The recent decision of the Kenyan High Court in the case of Weetabix Limited v Manji Food Industries Ltd is noteworthy: firstly, because trademark judgments are rare in Kenya; secondly, because it deals with a range of issues - likelihood of confusion, a family of marks, well-known marks and passing off; and thirdly, because the court managed to reach a decision which, although not unreasonable, may seem a bit odd to some.

Weetabix has registrations for a number of marks for cereals including WEETABIX, OATIBIX, BANANABIX, FRUITIBIX and CHOCOBIX. It seemingly also has a registration for ‘-BIX’. It has used these marks extensively and for many years.

Manji sold cereals under the mark MULTIBIX. It filed an application for registration but this was successfully opposed by Weetabix, with the registrar finding that there was a likelihood of confusion. As Manji kept selling its product, Weetabix approached the High Court for an injunction based on trademark infringement and passing off.

The court found for Weetabix and it made some interesting findings. It disapproved of the fact that Manji had continued selling its product after the trademark application had failed: 

The ideal position would have been for the defendant to cease all actions of trading in the mark MULTIBIX immediately [after] the said ruling was delivered… the defendant, in defiance of the said registrar’s ruling, continued to engage in business as usual.
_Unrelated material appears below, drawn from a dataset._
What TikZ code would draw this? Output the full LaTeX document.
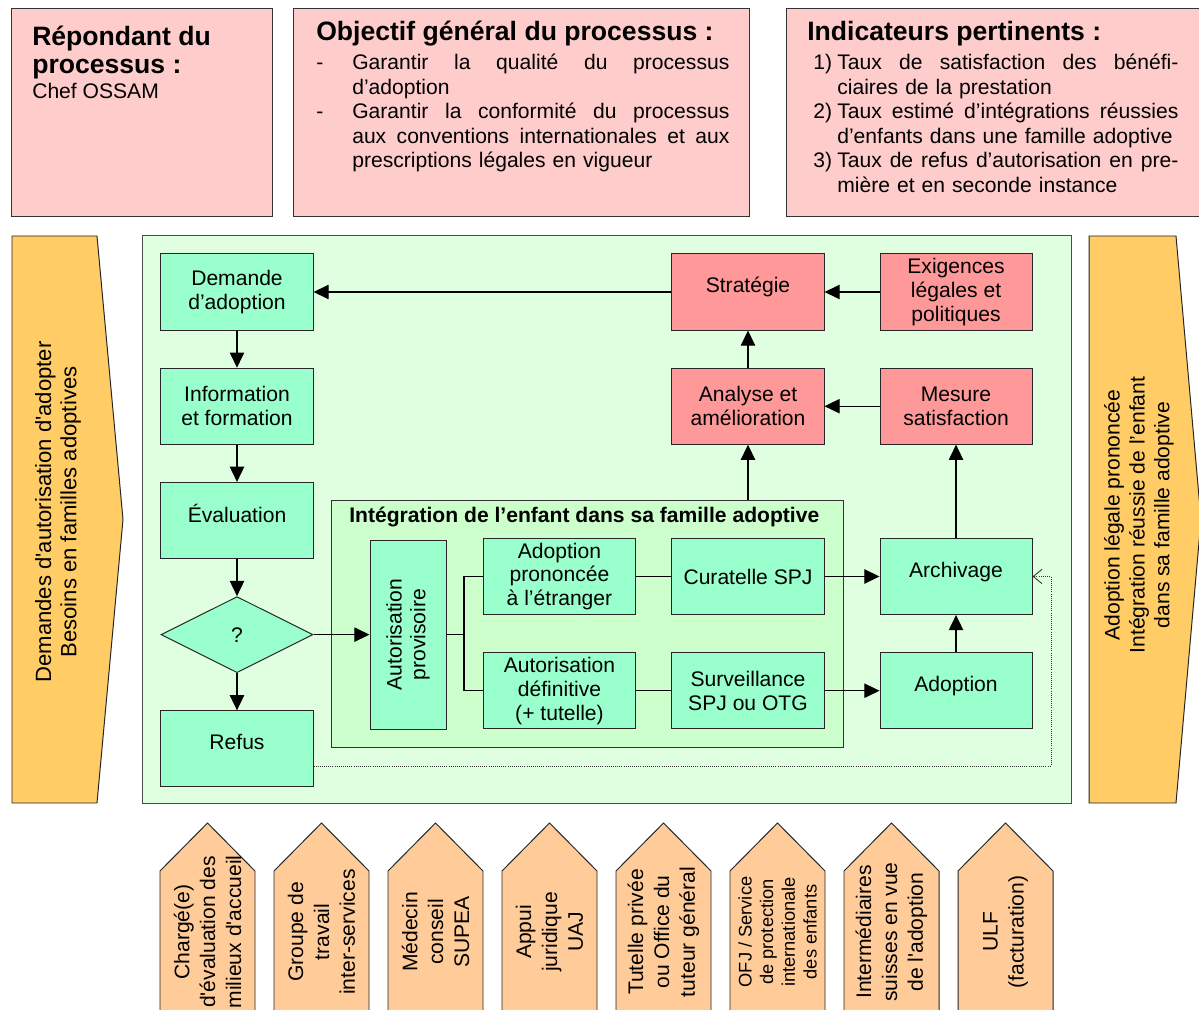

The court ruled that the registrar’s earlier ruling disposed of the matter:

There exists an issue estoppel… on the question of whether or not the defendant’s Multibix is an infringement of the plaintiff’s product Weetabix… the registrar of trademarks is an expert in trademark issues.

Applying INTA guidelines regarding families of marks, the court held that Weetabix had “established an apparent series of trademarks with a recognisable and common characteristic of ‘-bix’, specifically when the same is applied as a suffix”. The court referred to this as “The Bix Family”.

On the issue of whether or not WEETABIX qualifies as a ‘well-known trademark’ under Section 15 of the Trademarks Act, the court found that it did, making the comment that the registrar had found that “WEETABIX is quite well known in Kenya”. This finding, said the court, rendered use of the trademark “or any part thereof” by anyone else unlawful.

Finally, on the issue of passing off, the court held that the requirements of goodwill, misrepresentation and damage had been met: “The incorrect relation between these two trademarks is one that cannot be erased from the minds of the consumers as they purchase the goods in question.”

An injunction was therefore granted, which is not too controversial. However, it is unusual that a company is expected to stop using a trademark simply because its application is refused. Can it not hope that a High Court judge might find differently to a trademark hearing officer as it undoubtedly is entitled to do? In short, the court erred in finding that the registrar’s ruling (in the opposition matter) was binding on the court. With respect, the court was also at least clumsy in suggesting that a mark may be regarded as “well known” simply because it is “quite well known”. In that regard, there is not enough detail in the judgment to express an opinion as to whether or not a finding was justified that the WEETABIX mark is well known in Kenya. That is a pity, as such analysis would have served as useful precedent.

Despite the apparent flaws in the court’s reasoning, the case demonstrates again the need to register trademarks in Kenya, including those parts of a mark that may be considered distinctive in their own right.